Monday, November 27, 2006

Greening the courts

This member of the Government was at first considered as the most harmless and helpless of all its organs. But it has proved that the power of declaring what the law is, ad libitum, by sapping and mining slyly and without alarm the foundations of the Constitution, can do what open force would not dare to attempt.
— Thomas Jefferson to Edward Livingston, 1825.
When the judiciary takes upon itself the role of exercising a will upon the law instead of passing a judgment upon it, it attempts to invest itself with an authority that it cannot even pretend has been given it by anyone or any body of associated persons or government but itself. In such a position without restraint except by itself, its administration of justice cannot be regarded as anything but capricious, and a poor defense for liberties if it can impose upon the citizenry the enforcement of the law that it pretends to check on the part of the executive. From the Associated Press:
The Supreme Court hears arguments this week in a case that could determine whether the Bush administration must change course in how it deals with the threat of global warming.

A dozen states as well as environmental groups and large cities are trying to convince the court that the Environmental Protection Agency must regulate, as a matter of public health, the amount of carbon dioxide that comes from vehicles.
The question of interpretation of a law is by itself appropriate to the Supreme Court's function as a necessary predicate of its responsibility to protect the liberties of a free people from encroachment by the law as determined by the Constitution, but it is not asked to test the bounds of the law's admissibility under this condition; it is asked instead and is apparently taking upon itself the question of legislating and enforcing (and, not incidentally, expanding) the law's bounds, and from that rewriting ad lib the conditions under which the law may be judged, an authority it has never been granted except by itself. It is entirely possible that the Court has accepted the case to establish a precedent for recusing its judgment on precise questions of legislative or executive jurisdiction, but its history of barely bridled opportunism is a poor friend to this hope.

Of course, as Mr. Bumble observed, the law is a ass… and three branches of asses will just as surely soil the stable as one.

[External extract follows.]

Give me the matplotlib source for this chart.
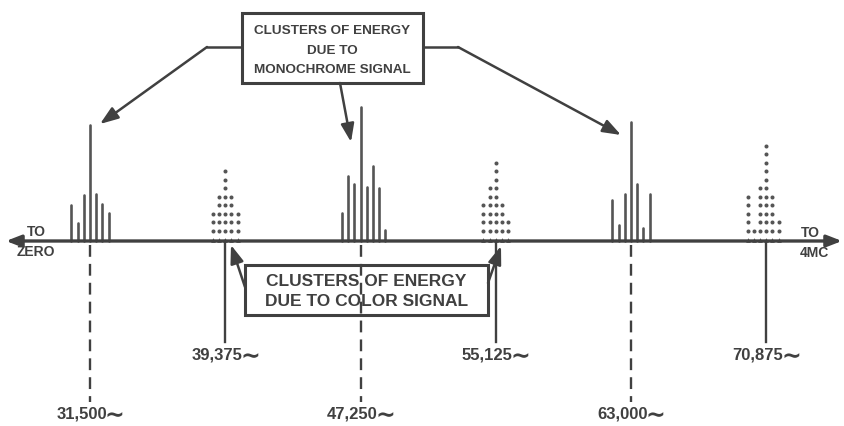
import matplotlib
matplotlib.use("Agg")
import matplotlib.pyplot as plt
from matplotlib.patches import Rectangle

# --- spectrum data -------------------------------------------------------
# Monochrome energy clusters at harmonics of the line frequency
mono_centers = [31500, 47250, 63000]
mono_offsets = [[-3, -2, -1, 0, 1, 2, 3],
                [-3, -2, -1, 0, 1, 2, 3, 4],
                [-3, -2, -1, 0, 1, 2, 3]]
mono_heights = [[36, 18, 46, 116, 47, 37, 28],
                [28, 65, 57, 134, 54, 75, 53, 11],
                [41, 16, 47, 119, 57, 13, 47]]

# Colour energy clusters interleaved half-way between them
color_centers = [39375, 55125, 70875]
color_offsets = [[-2, -1, 0, 1, 2],
                 [-2, -1, 0, 1, 2],
                 [-3, -2, -1, 0, 1, 2]]
color_dots = [[3, 5, 8, 5, 3],
              [4, 6, 9, 4, 2],
              [5, 1, 6, 11, 5, 2]]

mono_labels = ["31,500", "47,250", "63,000"]
color_labels = ["39,375", "55,125", "70,875"]

box_top_lines = ["CLUSTERS OF ENERGY", "DUE TO", "MONOCHROME SIGNAL"]
box_bottom_lines = ["CLUSTERS OF ENERGY", "DUE TO COLOR SIGNAL"]

# --- drawing parameters ---------------------------------------------------
W, H = 844, 426
SIDEBAND_STEP = 360          # Hz between drawn sideband components
DOT_STEP = 8.5               # vertical spacing of the dotted columns
DOT_BASE = 10.5
INK = "#404040"
MARK = "#555555"
FONT = ["Liberation Sans", "DejaVu Sans"]

fig = plt.figure(figsize=(W / 100, H / 100), dpi=100)
ax = fig.add_axes([0, 0, 1, 1])
ax.set_xlim(26260, 75401)
ax.set_ylim(-185, 241)
ax.axis("off")


def P(x, y):
    """Layout position in pixels (from top-left) to axes fraction."""
    return (x / W, 1 - y / H)


def freq_label(f, y, text):
    """Frequency caption with a cycle sign after the digits."""
    num = ax.annotate(text, xy=(f, y), xytext=(-6, 0), textcoords="offset points",
                      ha="center", va="center", fontsize=12,
                      fontweight="bold", color=INK, family=FONT)
    ax.annotate("\u223c", xy=(1, 0.42), xycoords=num, xytext=(-1.5, 0),
                textcoords="offset points", ha="left", va="center",
                fontsize=17, fontweight="bold", color=INK, family=["DejaVu Sans"])


# frequency axis with arrows at both ends
ax.annotate("", xy=P(6, 241), xytext=P(842, 241), xycoords="axes fraction",
            arrowprops=dict(arrowstyle="<|-|>,head_length=0.9,head_width=0.35",
                            color=INK, lw=2.4, shrinkA=0, shrinkB=0))

# monochrome clusters: solid spectral lines
for c, offs, hts in zip(mono_centers, mono_offsets, mono_heights):
    for o, h in zip(offs, hts):
        f = c + o * SIDEBAND_STEP
        ax.plot([f, f], [0, h], color=MARK, lw=1.9, solid_capstyle="round")

# colour clusters: dotted columns
for c, offs, counts in zip(color_centers, color_offsets, color_dots):
    for o, n in zip(offs, counts):
        f = c + o * SIDEBAND_STEP
        ys = [DOT_BASE + k * DOT_STEP for k in range(n)]
        ax.plot([f] * n, ys, "o", color=MARK, ms=2.9, mec="none")
        ax.plot([f], [1.5], "^", color=MARK, ms=3.4, mec="none")

# frequency markers below the axis
for c, lab in zip(mono_centers, mono_labels):
    ax.plot([c, c], [-4, -161], color=INK, lw=1.7, dashes=(5, 3))
    freq_label(c, -173, lab)
for c, lab in zip(color_centers, color_labels):
    ax.plot([c, c], [0, -101], color=INK, lw=1.7)
    freq_label(c, -114, lab)

# axis end captions
for txt, x, y in [("TO", 36, 232), ("ZERO", 36, 252), ("TO", 810, 233), ("4MC", 814, 253)]:
    ax.text(*P(x, y), txt, transform=ax.transAxes, ha="center", va="center",
            fontsize=10, fontweight="bold", color=INK, family=FONT)

# upper caption box
x0, y0, x1, y1 = 242, 13, 423, 83
ax.add_patch(Rectangle(P(x0, y1), (x1 - x0) / W, (y1 - y0) / H, transform=ax.transAxes,
                       fill=False, ec=INK, lw=2.2))
for i, line in enumerate(box_top_lines):
    ax.text(*P((x0 + x1) / 2, 31 + 19.5 * i), line, transform=ax.transAxes,
            ha="center", va="center", fontsize=9.7, fontweight="bold", color=INK, family=FONT)

# lower caption box
x0, y0, x1, y1 = 245, 265, 488, 315
ax.add_patch(Rectangle(P(x0, y1), (x1 - x0) / W, (y1 - y0) / H, transform=ax.transAxes,
                       fill=False, ec=INK, lw=2.2))
for i, line in enumerate(box_bottom_lines):
    ax.text(*P((x0 + x1) / 2, 282 + 20 * i), line, transform=ax.transAxes,
            ha="center", va="center", fontsize=12.5, fontweight="bold", color=INK, family=FONT)

arrow_kw = dict(arrowstyle="-|>,head_length=1.1,head_width=0.4", color=INK, lw=1.8,
                shrinkA=0, shrinkB=0)


def pointer(path):
    for a, b in zip(path[:-2], path[1:-1]):
        ax.plot([a[0] / W, b[0] / W], [1 - a[1] / H, 1 - b[1] / H], color=INK, lw=1.8,
                transform=ax.transAxes, solid_capstyle="round")
    ax.annotate("", xy=P(*path[-1]), xytext=P(*path[-2]), xycoords="axes fraction",
                arrowprops=arrow_kw)


pointer([(242, 47), (207, 47), (100, 124)])
pointer([(423, 47), (458, 47), (621, 135)])
pointer([(340, 83), (351, 142)])
pointer([(245, 287), (231, 245)])
pointer([(488, 283), (501, 246)])

fig.savefig("out.png", dpi=100, facecolor="white")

Update: The Cato Institute's amicus brief argues both that the courts are not empowered to address generalized and unredressable claims of injury — that is, outside the meum and teum of their intended jurisdiction — and that the EPA's functions can only be delegated by the legislative branch. Furthermore, I should add, there is nothing in the Constitution of the United States that allows the judiciary to compel action by any other branch.